Sharing/Access information
Further data from the proteomics experiment are available on the PRIDE database at https:/doi.org/10.6019/PXD046217.
Raw FastQ files used for ancestry inference are available in the SRA archive under BioProjects PRJNA744894, PRJNA746324, PRJNA610049, PRJNA361133, and PRJNA745218.

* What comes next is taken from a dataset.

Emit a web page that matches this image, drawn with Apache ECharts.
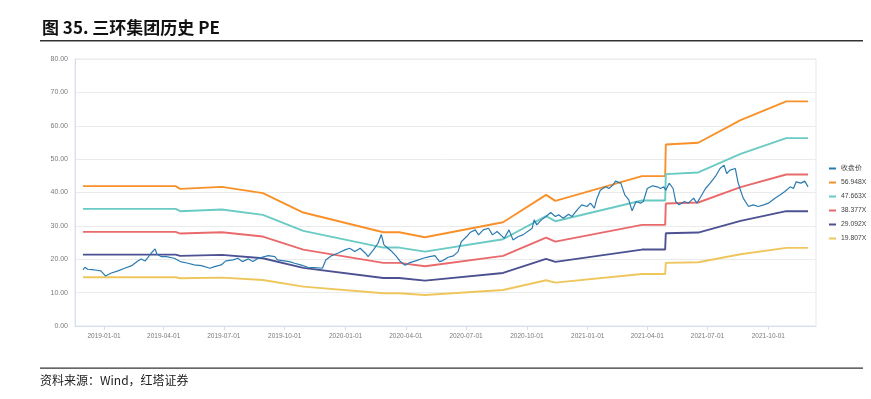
<!DOCTYPE html>
<html>
<head>
<meta charset="utf-8">
<title>三环集团历史 PE</title>
<script src="https://cdn.jsdelivr.net/npm/echarts@6/dist/echarts.min.js"></script>
<style>
html, body { margin: 0; padding: 0; background: #fff; }
#chart { width: 871px; height: 399px; }
</style>
</head>
<body>
<div id="chart"></div>
<script>
// 图例名称
var legendNames = ['收盘价', '56.948X', '47.663X', '38.377X', '29.092X', '19.807X'];
// 横轴刻度
var tickDates = ['2019-01-01', '2019-04-01', '2019-07-01', '2019-10-01', '2020-01-01', '2020-04-01',
  '2020-07-01', '2020-10-01', '2021-01-01', '2021-04-01', '2021-07-01', '2021-10-01'];

// 收盘价
var priceDates = [
  '2018-11-30', '2018-12-03', '2018-12-07', '2018-12-14', '2018-12-21', '2018-12-27', '2019-01-03', '2019-01-11',
  '2019-01-22', '2019-02-01', '2019-02-11', '2019-02-21', '2019-02-26', '2019-03-04', '2019-03-08', '2019-03-13',
  '2019-03-19', '2019-03-22', '2019-03-28', '2019-04-05', '2019-04-17', '2019-04-26', '2019-05-08', '2019-05-17',
  '2019-05-28', '2019-06-10', '2019-06-17', '2019-06-27', '2019-07-04', '2019-07-15', '2019-07-22', '2019-07-29',
  '2019-08-07', '2019-08-14', '2019-08-22', '2019-09-06', '2019-09-16', '2019-09-20', '2019-10-08', '2019-10-16',
  '2019-10-25', '2019-11-05', '2019-11-15', '2019-11-27', '2019-12-02', '2019-12-11', '2019-12-20', '2019-12-31',
  '2020-01-07', '2020-01-15', '2020-01-23', '2020-01-31', '2020-02-04', '2020-02-12', '2020-02-19', '2020-02-24',
  '2020-02-28', '2020-03-05', '2020-03-11', '2020-03-17', '2020-03-23', '2020-03-31', '2020-04-07', '2020-04-17',
  '2020-04-27', '2020-05-07', '2020-05-15', '2020-05-22', '2020-05-27', '2020-06-04', '2020-06-12', '2020-06-19',
  '2020-06-24', '2020-07-02', '2020-07-07', '2020-07-15', '2020-07-20', '2020-07-27', '2020-08-04', '2020-08-10',
  '2020-08-17', '2020-08-24', '2020-08-28', '2020-09-04', '2020-09-10', '2020-09-18', '2020-09-25', '2020-10-09',
  '2020-10-12', '2020-10-16', '2020-10-23', '2020-10-30', '2020-11-06', '2020-11-13', '2020-11-18', '2020-11-25',
  '2020-12-03', '2020-12-08', '2020-12-16', '2020-12-23', '2020-12-31', '2021-01-05', '2021-01-11', '2021-01-15',
  '2021-01-20', '2021-01-28', '2021-02-02', '2021-02-08', '2021-02-12', '2021-02-20', '2021-02-26', '2021-03-04',
  '2021-03-09', '2021-03-15', '2021-03-22', '2021-03-26', '2021-04-01', '2021-04-09', '2021-04-16', '2021-04-21',
  '2021-04-26', '2021-04-29', '2021-05-04', '2021-05-10', '2021-05-14', '2021-05-19', '2021-05-27', '2021-06-02',
  '2021-06-10', '2021-06-15', '2021-06-21', '2021-06-28', '2021-07-05', '2021-07-13', '2021-07-20', '2021-07-26',
  '2021-07-30', '2021-08-04', '2021-08-12', '2021-08-16', '2021-08-19', '2021-08-24', '2021-09-01', '2021-09-08',
  '2021-09-16', '2021-09-24', '2021-10-01', '2021-10-11', '2021-10-19', '2021-10-26', '2021-11-03', '2021-11-08',
  '2021-11-12', '2021-11-19', '2021-11-25', '2021-11-30'
];
var priceValues = [
  16.8, 17.6, 17.0, 16.9, 16.7, 16.5, 15.0, 15.8,
  16.5, 17.3, 18.0, 19.5, 20.1, 19.5, 20.5, 21.8,
  23.1, 21.5, 20.8, 20.8, 20.3, 19.3, 18.8, 18.3,
  18.1, 17.3, 17.8, 18.3, 19.5, 19.8, 20.3, 19.3,
  20.1, 19.3, 20.3, 21.1, 20.8, 19.8, 19.3, 18.8,
  18.3, 17.6, 17.5, 17.3, 19.8, 21.1, 21.8, 22.8,
  23.3, 22.3, 23.3, 21.8, 20.8, 22.8, 24.8, 27.4,
  24.3, 23.3, 22.3, 21.0, 19.5, 18.2, 19.0, 19.6,
  20.3, 20.8, 21.1, 19.3, 19.6, 20.6, 21.0, 22.3,
  25.3, 26.8, 28.0, 28.8, 27.3, 28.8, 29.3, 27.3,
  28.3, 27.0, 26.3, 28.8, 25.8, 26.8, 27.3, 29.3,
  31.8, 30.3, 31.8, 32.8, 34.0, 32.8, 33.3, 32.3,
  33.5, 32.8, 34.8, 36.3, 35.8, 36.8, 35.3, 38.3,
  40.7, 41.7, 41.2, 42.2, 43.4, 42.8, 39.3, 37.8,
  34.5, 37.3, 36.8, 37.3, 41.2, 42.0, 41.7, 41.2,
  41.7, 40.7, 42.8, 41.2, 37.3, 36.3, 37.3, 36.8,
  38.3, 36.8, 38.8, 41.2, 42.8, 44.8, 47.2, 48.2,
  45.7, 46.7, 47.2, 43.2, 41.2, 38.3, 35.8, 36.3,
  35.8, 36.3, 36.8, 38.3, 39.3, 40.3, 41.7, 41.2,
  43.2, 42.8, 43.4, 41.7
];

// PE 通道
var bandDates = ['2018-11-30', '2019-04-19', '2019-04-26', '2019-06-28', '2019-08-29', '2019-10-29', '2020-02-27',
  '2020-03-22', '2020-04-30', '2020-08-26', '2020-10-30', '2020-11-13', '2021-03-24', '2021-04-28', '2021-04-29',
  '2021-06-17', '2021-08-20', '2021-10-28', '2021-11-30'];
var pe56 = [41.9, 41.9, 41.1, 41.7, 39.8, 34.0, 28.1, 28.1, 26.6, 31.1, 39.3, 37.5, 44.9, 44.9, 54.4, 54.9, 61.7, 67.3, 67.3];
var pe47 = [35.1, 35.1, 34.4, 34.9, 33.3, 28.5, 23.5, 23.5, 22.3, 26.0, 32.9, 31.4, 37.6, 37.6, 45.5, 46.0, 51.6, 56.3, 56.3];
var pe38 = [28.2, 28.2, 27.7, 28.1, 26.8, 22.9, 18.9, 18.9, 17.9, 21.0, 26.5, 25.3, 30.3, 30.3, 36.7, 37.0, 41.6, 45.4, 45.4];
var pe29 = [21.4, 21.4, 21.0, 21.3, 20.3, 17.4, 14.4, 14.4, 13.6, 15.9, 20.1, 19.2, 22.9, 22.9, 27.8, 28.0, 31.5, 34.4, 34.4];
var pe19 = [14.6, 14.6, 14.3, 14.5, 13.8, 11.8, 9.8, 9.8, 9.3, 10.8, 13.7, 13.0, 15.6, 15.6, 18.9, 19.1, 21.5, 23.4, 23.4];

var colors = ['#2b7bb0', '#f8912a', '#6acac4', '#ea6a6c', '#4c5192', '#eec65c'];

function toTime(s) {
  return new Date(s.replace(/-/g, '/')).getTime();
}
function pair(dates, vals) {
  return dates.map(function (d, i) { return [toTime(d), vals[i]]; });
}
function pad(n) { return n < 10 ? '0' + n : '' + n; }

var chart = echarts.init(document.getElementById('chart'));
var ticks = tickDates.map(toTime);
var bands = [pe56, pe47, pe38, pe29, pe19];

var series = [{
  name: legendNames[0],
  type: 'line',
  showSymbol: false,
  z: 5,
  lineStyle: { width: 1.2, color: colors[0] },
  itemStyle: { color: colors[0] },
  data: pair(priceDates, priceValues)
}];
bands.forEach(function (b, i) {
  series.push({
    name: legendNames[i + 1],
    type: 'line',
    showSymbol: false,
    z: 3,
    lineStyle: { width: 1.9, color: colors[i + 1] },
    itemStyle: { color: colors[i + 1] },
    data: pair(bandDates, b)
  });
});

var option = {
  animation: false,
  color: colors,
  grid: {
    left: 75, right: 55, top: 59, bottom: 73,
    show: true, borderColor: '#e3e7ef', borderWidth: 1
  },
  legend: {
    orient: 'vertical',
    left: 824, top: 160,
    icon: 'rect', itemWidth: 7, itemHeight: 2, itemGap: 7,
    textStyle: { fontSize: 6.8, color: '#444', fontFamily: 'Liberation Sans' },
    data: legendNames
  },
  // 时间用数值轴表示，刻度取季度初
  xAxis: {
    type: 'value',
    min: toTime('2018-11-18'),
    max: toTime('2021-12-12'),
    axisLine: { lineStyle: { color: '#d7def0' } },
    axisTick: { show: true, customValues: ticks, length: 4, lineStyle: { color: '#d7def0' } },
    splitLine: { show: false },
    axisLabel: {
      customValues: ticks,
      margin: 7,
      fontSize: 6.5,
      color: '#7a7a7a',
      fontFamily: 'Liberation Sans',
      formatter: function (v) {
        var d = new Date(v);
        return d.getFullYear() + '-' + pad(d.getMonth() + 1) + '-' + pad(d.getDate());
      }
    }
  },
  yAxis: {
    type: 'value',
    min: 0, max: 80, interval: 10,
    axisLine: { show: true, lineStyle: { color: '#d7def0' } },
    axisTick: { show: false },
    splitLine: { lineStyle: { color: '#ebebeb' } },
    axisLabel: {
      margin: 7,
      fontSize: 7,
      color: '#7a7a7a',
      fontFamily: 'Liberation Sans',
      formatter: function (v) { return v.toFixed(2); }
    }
  },
  graphic: [
    {
      type: 'text', left: 42, top: 19,
      style: { text: '图 35. 三环集团历史 PE', font: 'bold 17px "Noto Sans CJK SC"', fill: '#111' }
    },
    {
      type: 'rect', shape: { x: 40, y: 40, width: 823, height: 1.5 },
      style: { fill: '#333' }
    },
    {
      type: 'rect', shape: { x: 40, y: 367.5, width: 823, height: 1.2 },
      style: { fill: '#333' }
    },
    {
      type: 'text', left: 40, top: 374,
      style: { text: '资料来源：Wind，红塔证券', font: '12px "Noto Sans CJK SC"', fill: '#222' }
    }
  ],
  series: series
};
chart.setOption(option);
</script>
</body>
</html>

Please contact the corresponding authors on the associated manuscript for any clarification or help with data sharing!
Code/Software
Code specifically associated with the manuscript can be found at https://github.com/Schumerlab/mitonuc_DMI and scripts more generally used by the authors for processing ancestryinfer files can be found at https://github.com/Schumerlab/Lab_shared_scripts.
Methods
This project was based genomic DNA samples collected from live fish in Hidalgo, Mexico and lab populations in Stanford, California, followed by low-coverage sequencing and local ancestry inference using an HMM-based approach. The resulting ancestry information was used for QTL and admixture mapping to identify mito-nuclear associations, and estimation of selection on particular genotype combinations. We also genotyped embryos dissected from in utero after performing developmental staging, respirometry measurements, and morphometrics. We isolated mitochondria from adult heterozygotes, then used these samples to perform respirometry using an Oroboros O2K respirometer, and a Parallel Reaction Monitoring proteomics experiment. Using inferred protein sequences from the relevant species, we performed in silico modeling in RaptorX and MODELLER of Complex I genes of interest, analyses of evolutionary rates using codeml, and tested for historical introgression using a combination of phylogentics on PacBio mitochondrial genomes and simulations of ILS vs. gene flow. Further details are available in the online-only methods and supplemental information of the associated manuscript.